Antes de que la literatura se tendiera sobre el campo ensangrentado de la Guerra Civil; antes de que España fuera nombrada con idéntica pasión por hermanos en lucha, muchos intelectuales comprometidos supieron ver que no bastaba con las reformas sociales y la democracia para consolidar el proyecto de la nación española. Había de crearse algo más, algo que precedía a estos proyectos y los acompañaba necesariamente. Era un patriotismo cultural, inspirador de la cohesión de los ciudadanos y asentado en un patrimonio del que pudieran sentirse orgullosos. A través de la recuperación del tesoro de las manifestaciones literarias y artísticas, los españoles confirmarían la existencia de una personalidad nacional más allá de cualquier esfuerzo político por impugnarla, más allá de toda indolencia cívica para preservarla.

Después de mi primera novela Tu rostro con la marea, vuelvo a la ficción literaria para adentrarme en el corazón humano, pero también para transmitir, una vez más, a mis lectores la razón y el sentimiento de España. Vuelvo al eterno literario. Y lo hago en compañía de mi alumno Eduardo Torrilla Estandia, que desde hace años no me deja solo ni en el mar de la historia, ni en la inmensidad de la literatura. Como estoy en una edad difícil y algunos de mis maestros se fueron, me recreo orgulloso en la sabiduría y el arrojo de mis discípulos, entre los que el polifacético Eduardo, arrancando de su brillante licenciatura en Derecho en Deusto y completándola con otros saberes más, encarna la mejor tradición formativa de la Ratio Studiorum de los jesuitas. Aún no ha podido gozar del suelo estable de ninguna institución docente, pero confío en que su talento y su tesón le permitan llevar a buen puerto su vocación educativa.
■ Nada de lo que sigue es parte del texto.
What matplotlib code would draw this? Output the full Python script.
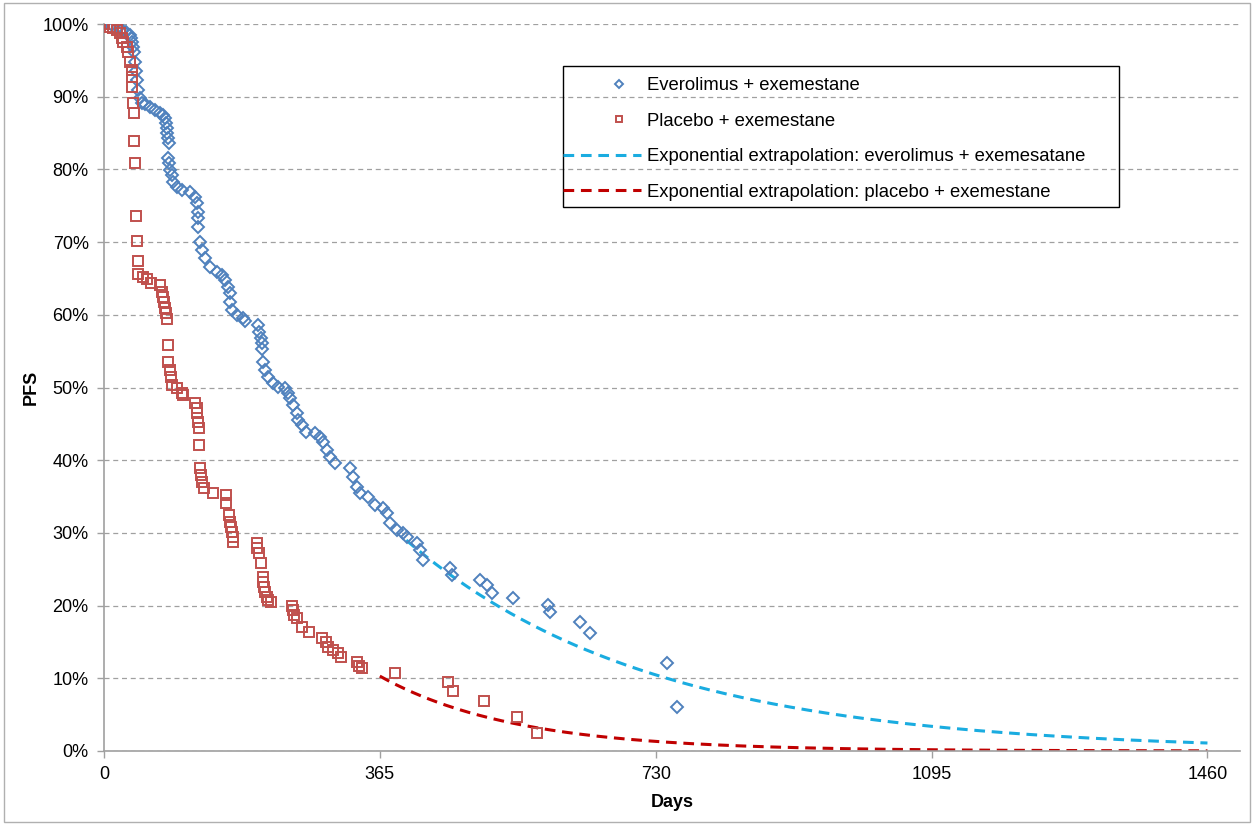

Nuestra cultura se edificó sobre el lenguaje, sobre nuestra capacidad para narrar los acontecimientos, para definir los conceptos, para pronunciar nuestros sentimientos. Nuestra cultura se edificó sobre el idioma español, que hoy también festejo con Alguien heló tus labios, el que reverdece todos los días en las bocas de casi seiscientos millones de hablantes, el mismo que iluminó los versos de Dámaso Alonso «hermanos en mi lengua, qué tesoro / nuestra heredad —oh amor, oh poesía— esta lengua que hablamos —oh belleza!»

En el exilio los judíos rezaban: «Si me olvido de ti, Jerusalén, que se seque mi mano derecha y la lengua se me pegue al paladar». En momentos en que España está al borde de un exilio moral, Alguien heló tus labios recuerda cómo nuestros antepasados alzaron una patria común, pronunciada desde todas la ideologías, reconocida desde todas las tradiciones. Una nación en carne viva, una España que no gustaba pero a la que se amaba como territorio de realización de las propias ilusiones. «Vivir es una herida por donde Dios se escapa», dijo el poeta José Luis Hidalgo que buscaba la fe. Para muchos protagonistas de esta novela, su vida ha sido una herida por donde España se derramaba.